Now that you've taken time to recharge your batteries for another work week, I think it's about time you look at all the stories you missed.

With Apple continuing its rise in the hardware business, some aren't quite sure if the company has become more of a multimedia company than a computer manufacturer. But according to some analysts, Mac sales have been quite strong over the past quarter and similar results can be expected going forward. Could this be the beginning of Apple's computer dominance?

Flickr gets photo editing software

Flickr, the wildly popular photo management service that exemplifies everything you need to know about Web 2.0, has announced that it will begin to allow users to edit photos on the Web with a new service called Picnik. There is no official release date on the device, but the company indicated it will be available in the coming months.

Windows 7 is the code name for the next version of Windows. And while the operating system is currently in its development stage, Microsoft has indicated that it has created a new, slimmed-down version of its current kernel called MinWin, which it hopes to use in as-yet announced products.

As more cell phone manufacturers search for ways to attract customers, it seems Samsung may be on to something with the Juke. Amazingly enough, the Juke is razor thin and can be flipped open like a switchblade. Even better, the handset comes with a built-in music player and a VGA camera.

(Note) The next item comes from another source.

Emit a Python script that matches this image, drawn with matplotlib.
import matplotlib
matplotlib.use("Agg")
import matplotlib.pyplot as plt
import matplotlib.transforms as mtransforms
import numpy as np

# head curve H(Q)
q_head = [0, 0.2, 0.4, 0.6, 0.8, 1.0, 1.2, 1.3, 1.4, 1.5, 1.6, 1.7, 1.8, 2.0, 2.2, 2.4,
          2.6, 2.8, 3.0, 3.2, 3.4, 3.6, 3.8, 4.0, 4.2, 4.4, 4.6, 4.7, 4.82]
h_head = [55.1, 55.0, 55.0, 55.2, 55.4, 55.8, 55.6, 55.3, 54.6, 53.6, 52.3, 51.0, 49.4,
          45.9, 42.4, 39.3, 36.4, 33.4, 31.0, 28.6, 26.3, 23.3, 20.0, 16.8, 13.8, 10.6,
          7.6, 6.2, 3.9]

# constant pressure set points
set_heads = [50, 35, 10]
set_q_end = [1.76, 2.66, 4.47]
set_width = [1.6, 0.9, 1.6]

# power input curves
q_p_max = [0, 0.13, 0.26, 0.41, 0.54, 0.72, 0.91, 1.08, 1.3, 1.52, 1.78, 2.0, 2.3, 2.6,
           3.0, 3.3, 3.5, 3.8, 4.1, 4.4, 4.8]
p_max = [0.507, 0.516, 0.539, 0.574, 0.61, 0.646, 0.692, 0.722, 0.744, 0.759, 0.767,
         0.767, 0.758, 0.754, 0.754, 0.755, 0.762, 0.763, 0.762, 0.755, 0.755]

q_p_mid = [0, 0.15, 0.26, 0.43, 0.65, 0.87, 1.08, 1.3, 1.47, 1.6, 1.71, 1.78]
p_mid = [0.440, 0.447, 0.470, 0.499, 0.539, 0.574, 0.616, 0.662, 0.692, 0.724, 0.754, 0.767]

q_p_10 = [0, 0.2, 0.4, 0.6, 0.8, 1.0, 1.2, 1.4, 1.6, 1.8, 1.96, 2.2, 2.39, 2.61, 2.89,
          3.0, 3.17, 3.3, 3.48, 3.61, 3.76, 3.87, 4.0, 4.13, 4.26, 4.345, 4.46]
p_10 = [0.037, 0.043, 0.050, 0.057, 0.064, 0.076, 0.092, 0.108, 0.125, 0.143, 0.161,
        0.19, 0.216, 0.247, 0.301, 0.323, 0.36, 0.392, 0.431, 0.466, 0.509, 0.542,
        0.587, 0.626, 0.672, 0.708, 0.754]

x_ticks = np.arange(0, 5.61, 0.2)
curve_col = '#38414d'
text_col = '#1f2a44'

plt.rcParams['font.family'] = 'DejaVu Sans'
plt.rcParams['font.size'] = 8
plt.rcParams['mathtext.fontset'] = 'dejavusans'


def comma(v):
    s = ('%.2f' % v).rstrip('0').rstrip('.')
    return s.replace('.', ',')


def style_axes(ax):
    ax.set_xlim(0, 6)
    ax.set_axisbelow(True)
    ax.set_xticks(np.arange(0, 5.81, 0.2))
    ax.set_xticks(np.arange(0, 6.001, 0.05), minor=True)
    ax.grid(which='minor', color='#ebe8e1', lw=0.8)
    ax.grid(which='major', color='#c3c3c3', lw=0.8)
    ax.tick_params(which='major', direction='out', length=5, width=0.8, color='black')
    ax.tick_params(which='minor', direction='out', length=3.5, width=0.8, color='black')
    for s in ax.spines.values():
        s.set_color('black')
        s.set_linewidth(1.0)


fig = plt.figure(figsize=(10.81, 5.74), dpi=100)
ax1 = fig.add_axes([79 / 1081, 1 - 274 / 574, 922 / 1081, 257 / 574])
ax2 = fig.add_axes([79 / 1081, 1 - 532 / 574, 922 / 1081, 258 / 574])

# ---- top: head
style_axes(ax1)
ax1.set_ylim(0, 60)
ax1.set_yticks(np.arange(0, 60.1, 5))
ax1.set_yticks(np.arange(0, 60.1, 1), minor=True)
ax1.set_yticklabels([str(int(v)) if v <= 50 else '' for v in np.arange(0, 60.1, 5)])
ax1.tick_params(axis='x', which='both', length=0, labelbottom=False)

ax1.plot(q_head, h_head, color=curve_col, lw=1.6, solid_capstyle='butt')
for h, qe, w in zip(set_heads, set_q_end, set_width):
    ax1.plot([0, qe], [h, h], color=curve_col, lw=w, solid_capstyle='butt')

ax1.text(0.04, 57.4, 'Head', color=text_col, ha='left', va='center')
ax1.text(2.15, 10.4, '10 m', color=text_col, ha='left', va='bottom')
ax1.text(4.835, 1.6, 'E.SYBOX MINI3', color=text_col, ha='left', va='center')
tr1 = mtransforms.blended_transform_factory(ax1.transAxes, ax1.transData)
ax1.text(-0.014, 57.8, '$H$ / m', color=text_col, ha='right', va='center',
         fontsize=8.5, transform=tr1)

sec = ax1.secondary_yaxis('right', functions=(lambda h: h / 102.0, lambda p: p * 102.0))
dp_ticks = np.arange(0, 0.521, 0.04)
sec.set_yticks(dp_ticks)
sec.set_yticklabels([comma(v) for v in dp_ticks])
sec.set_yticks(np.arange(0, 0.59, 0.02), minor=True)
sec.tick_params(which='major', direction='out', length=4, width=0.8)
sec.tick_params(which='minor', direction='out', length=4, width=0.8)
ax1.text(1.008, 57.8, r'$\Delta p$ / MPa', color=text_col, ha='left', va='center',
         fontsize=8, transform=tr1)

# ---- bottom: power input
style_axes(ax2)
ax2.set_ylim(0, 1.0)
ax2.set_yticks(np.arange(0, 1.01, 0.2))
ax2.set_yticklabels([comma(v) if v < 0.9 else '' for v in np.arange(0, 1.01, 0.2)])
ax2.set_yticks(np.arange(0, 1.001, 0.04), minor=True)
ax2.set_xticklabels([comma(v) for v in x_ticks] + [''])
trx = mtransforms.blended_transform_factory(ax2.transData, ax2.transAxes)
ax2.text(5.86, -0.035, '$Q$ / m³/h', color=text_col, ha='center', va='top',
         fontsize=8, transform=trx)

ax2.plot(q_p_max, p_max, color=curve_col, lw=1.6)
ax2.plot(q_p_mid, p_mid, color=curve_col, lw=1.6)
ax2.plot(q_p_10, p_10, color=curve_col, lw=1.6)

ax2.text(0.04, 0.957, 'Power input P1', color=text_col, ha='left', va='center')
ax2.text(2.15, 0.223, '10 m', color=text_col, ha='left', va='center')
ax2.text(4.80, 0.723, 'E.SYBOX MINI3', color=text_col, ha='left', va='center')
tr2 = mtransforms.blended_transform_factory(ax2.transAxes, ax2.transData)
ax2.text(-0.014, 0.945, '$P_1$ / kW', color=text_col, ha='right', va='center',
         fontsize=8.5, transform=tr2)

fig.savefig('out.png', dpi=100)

A new media player from SanDisk

SanDisk is on the verge of releasing a new media player that, according to reports, will revolutionize the way we take media from one medium to another. Interestingly enough, the new product -- dubbed TakeTV -- has not been announced yet, but a host of pictures and information has leaked on the Web. TakeTV is expected to hit shelves before the holiday season.

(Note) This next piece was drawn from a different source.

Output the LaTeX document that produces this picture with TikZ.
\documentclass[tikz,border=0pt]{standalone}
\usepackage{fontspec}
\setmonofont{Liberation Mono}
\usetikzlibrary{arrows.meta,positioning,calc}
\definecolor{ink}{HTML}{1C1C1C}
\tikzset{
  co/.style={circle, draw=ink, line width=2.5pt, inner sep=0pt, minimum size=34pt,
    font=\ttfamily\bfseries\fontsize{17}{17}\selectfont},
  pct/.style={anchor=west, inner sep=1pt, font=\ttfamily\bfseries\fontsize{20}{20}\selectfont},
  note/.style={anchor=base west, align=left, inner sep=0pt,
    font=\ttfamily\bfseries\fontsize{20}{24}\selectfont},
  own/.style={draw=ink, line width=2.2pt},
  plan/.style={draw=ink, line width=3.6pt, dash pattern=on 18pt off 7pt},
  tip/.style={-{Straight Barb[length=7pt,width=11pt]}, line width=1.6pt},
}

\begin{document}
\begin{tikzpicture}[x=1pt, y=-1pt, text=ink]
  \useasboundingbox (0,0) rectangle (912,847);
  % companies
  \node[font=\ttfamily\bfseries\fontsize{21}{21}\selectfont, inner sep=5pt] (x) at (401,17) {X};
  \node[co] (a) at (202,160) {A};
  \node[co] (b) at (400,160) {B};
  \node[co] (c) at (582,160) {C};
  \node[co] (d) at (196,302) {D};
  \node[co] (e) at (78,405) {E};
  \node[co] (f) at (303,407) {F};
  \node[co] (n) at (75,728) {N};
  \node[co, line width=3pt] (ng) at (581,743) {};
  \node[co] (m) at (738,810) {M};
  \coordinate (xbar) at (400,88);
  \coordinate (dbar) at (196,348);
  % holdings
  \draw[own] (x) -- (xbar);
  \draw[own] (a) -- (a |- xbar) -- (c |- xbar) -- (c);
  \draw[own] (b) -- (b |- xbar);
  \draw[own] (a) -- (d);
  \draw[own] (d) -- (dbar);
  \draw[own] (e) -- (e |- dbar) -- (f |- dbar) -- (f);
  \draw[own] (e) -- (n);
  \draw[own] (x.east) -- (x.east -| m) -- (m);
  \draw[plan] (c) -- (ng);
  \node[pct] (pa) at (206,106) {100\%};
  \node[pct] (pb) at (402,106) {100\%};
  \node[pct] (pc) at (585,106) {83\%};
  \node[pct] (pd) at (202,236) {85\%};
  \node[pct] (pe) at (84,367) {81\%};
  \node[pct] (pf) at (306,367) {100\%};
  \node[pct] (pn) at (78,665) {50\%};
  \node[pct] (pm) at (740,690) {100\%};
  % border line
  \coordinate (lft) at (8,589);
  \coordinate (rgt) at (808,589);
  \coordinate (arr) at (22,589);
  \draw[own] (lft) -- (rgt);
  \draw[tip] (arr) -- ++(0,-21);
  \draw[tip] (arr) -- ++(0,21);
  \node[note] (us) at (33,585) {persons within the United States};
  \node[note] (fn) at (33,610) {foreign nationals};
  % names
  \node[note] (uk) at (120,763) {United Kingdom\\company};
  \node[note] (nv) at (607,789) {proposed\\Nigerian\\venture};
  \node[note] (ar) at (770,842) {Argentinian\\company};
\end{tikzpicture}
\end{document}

Although quite a bit has been made about the iPhone bricking debacle in the United States, it seems the hackers have already found a way to jailbreak the updated iPhone back to its original state before the new firmware upgrade was applied. Believe it or not, the fix comes at the hands of a TIFF exploit and uses code to jailbreak the device.

Adobe -- a company well known for making high-end desktop software solutions -- has gone on record stating that the future of software is on the Web. According to the company, it is working on bringing its more popular programs to the Internet, but it doesn't expect the solutions to become a reality for another decade.